The input guarantees that the sentence contains at least one character, so accessing result[:1] is safe.
Worked Examples
Example 1
Input:
"Leetcode is cool"
Step 1: Convert to lowercase
| Original | Lowercase |
|---|---|
| Leetcode is cool | leetcode is cool |
Step 2: Split into words
| Index | Word | Length |
|---|---|---|
| 0 | leetcode | 8 |
| 1 | is | 2 |
| 2 | cool | 4 |
Step 3: Stable sort by length
| Sorted Position | Word | Length |
|---|---|---|
| 0 | is | 2 |
| 1 | cool | 4 |
| 2 | leetcode | 8 |
Step 4: Join words
"is cool leetcode"
Step 5: Capitalize first letter
"Is cool leetcode"
Final output:
"Is cool leetcode"
Example 2
Input:
"Keep calm and code on"
Step 1: Lowercase
"keep calm and code on"
Step 2: Split words
| Index | Word | Length |
|---|---|---|
| 0 | keep | 4 |
| 1 | calm | 4 |
| 2 | and | 3 |
| 3 | code | 4 |
| 4 | on | 2 |
Step 3: Stable sort
| Sorted Position | Word | Length |
|---|---|---|
| 0 | on | 2 |
| 1 | and | 3 |
| 2 | keep | 4 |
| 3 | calm | 4 |
| 4 | code | 4 |
Notice that:
keep,calm, andcodeall have length 4- Their original order is preserved
Step 4: Join
"on and keep calm code"
Step 5: Capitalize
"On and keep calm code"
Final output:
"On and keep calm code"
Example 3
Input:
"To be or not to be"
Step 1: Lowercase
"to be or not to be"
Step 2: Split words
| Index | Word | Length |
|---|---|---|
| 0 | to | 2 |
| 1 | be | 2 |
| 2 | or | 2 |
| 3 | not | 3 |
| 4 | to | 2 |
| 5 | be | 2 |
Step 3: Stable sort
| Sorted Position | Word | Length |
|---|---|---|
| 0 | to | 2 |
| 1 | be | 2 |
| 2 | or | 2 |
| 3 | to | 2 |
| 4 | be | 2 |
| 5 | not | 3 |
Step 4: Join
"to be or to be not"
Step 5: Capitalize
"To be or to be not"
Final output:
"To be or to be not"
Complexity Analysis
| Measure | Complexity | Explanation |
|---|---|---|
| Time | O(k log k) | Stable sorting of k words dominates runtime |
| Space | O(k) | Storage for split words and reconstructed sentence |
The most expensive operation is sorting. Stable sorting algorithms generally require O(k log k) time. Splitting and joining the sentence are both linear operations.

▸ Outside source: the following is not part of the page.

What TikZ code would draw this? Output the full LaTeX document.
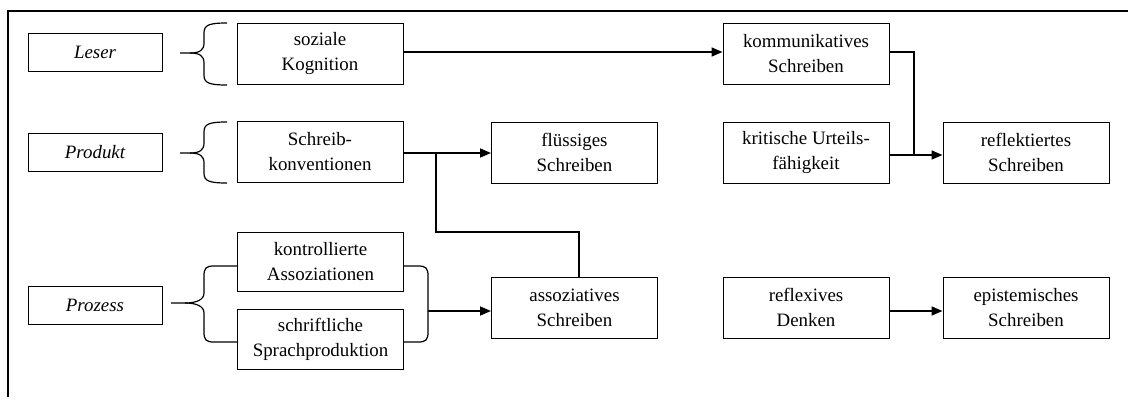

The extra space comes from storing the list of words and the reconstructed output string.
Test Cases
solution = Solution()
# Provided examples
assert solution.arrangeWords("Leetcode is cool") == "Is cool leetcode" # basic example
assert solution.arrangeWords("Keep calm and code on") == "On and keep calm code" # stable ordering
assert solution.arrangeWords("To be or not to be") == "To be or to be not" # many equal lengths
# Single word
assert solution.arrangeWords("Hello") == "Hello" # single word input
# All words same length
assert solution.arrangeWords("Cat dog pig") == "Cat dog pig" # order unchanged
# Already sorted by length
assert solution.arrangeWords("A bb ccc dddd") == "A bb ccc dddd" # no rearrangement needed
# Reverse sorted lengths
assert solution.arrangeWords("Longest tiny me") == "Me tiny longest" # complete reordering
# Repeated words
assert solution.arrangeWords("Code code code") == "Code code code" # identical words
# Very short words
assert solution.arrangeWords("I am a") == "I a am" # small word handling
# Mixed equal-length groups
assert solution.arrangeWords("Four score and seven years ago") == "And ago four score seven years" # multiple groups
| Test | Why |
|---|---|
"Leetcode is cool" |
Validates basic sorting |
"Keep calm and code on" |
Validates stable ordering |
"To be or not to be" |
Tests repeated equal lengths |
"Hello" |
Tests single-word input |
"Cat dog pig" |
Tests unchanged ordering |
"A bb ccc dddd" |
Tests already sorted input |
"Longest tiny me" |
Tests reverse ordering |
"Code code code" |
Tests repeated identical words |
"I am a" |
Tests very short words |
"Four score and seven years ago" |
Tests multiple equal-length groups |
Edge Cases
One important edge case is a sentence containing only one word. A careless implementation might incorrectly modify capitalization or attempt unnecessary sorting logic. In this implementation, splitting produces a one-element list, sorting leaves it unchanged, and capitalization preserves the correct format.
Another important case occurs when many words share the same length. The problem specifically requires maintaining the original relative order for equal-length words. An unstable sorting algorithm could reorder these words incorrectly. Using Python's stable sort() and Go's sort.SliceStable() guarantees correct behavior.
A third edge case involves capitalization handling. Since the input begins with an uppercase letter, directly sorting without normalization could produce incorrect casing in the middle of the sentence. By converting the entire sentence to lowercase first and capitalizing only the first character at the end, the implementation guarantees consistent formatting regardless of how the words are rearranged.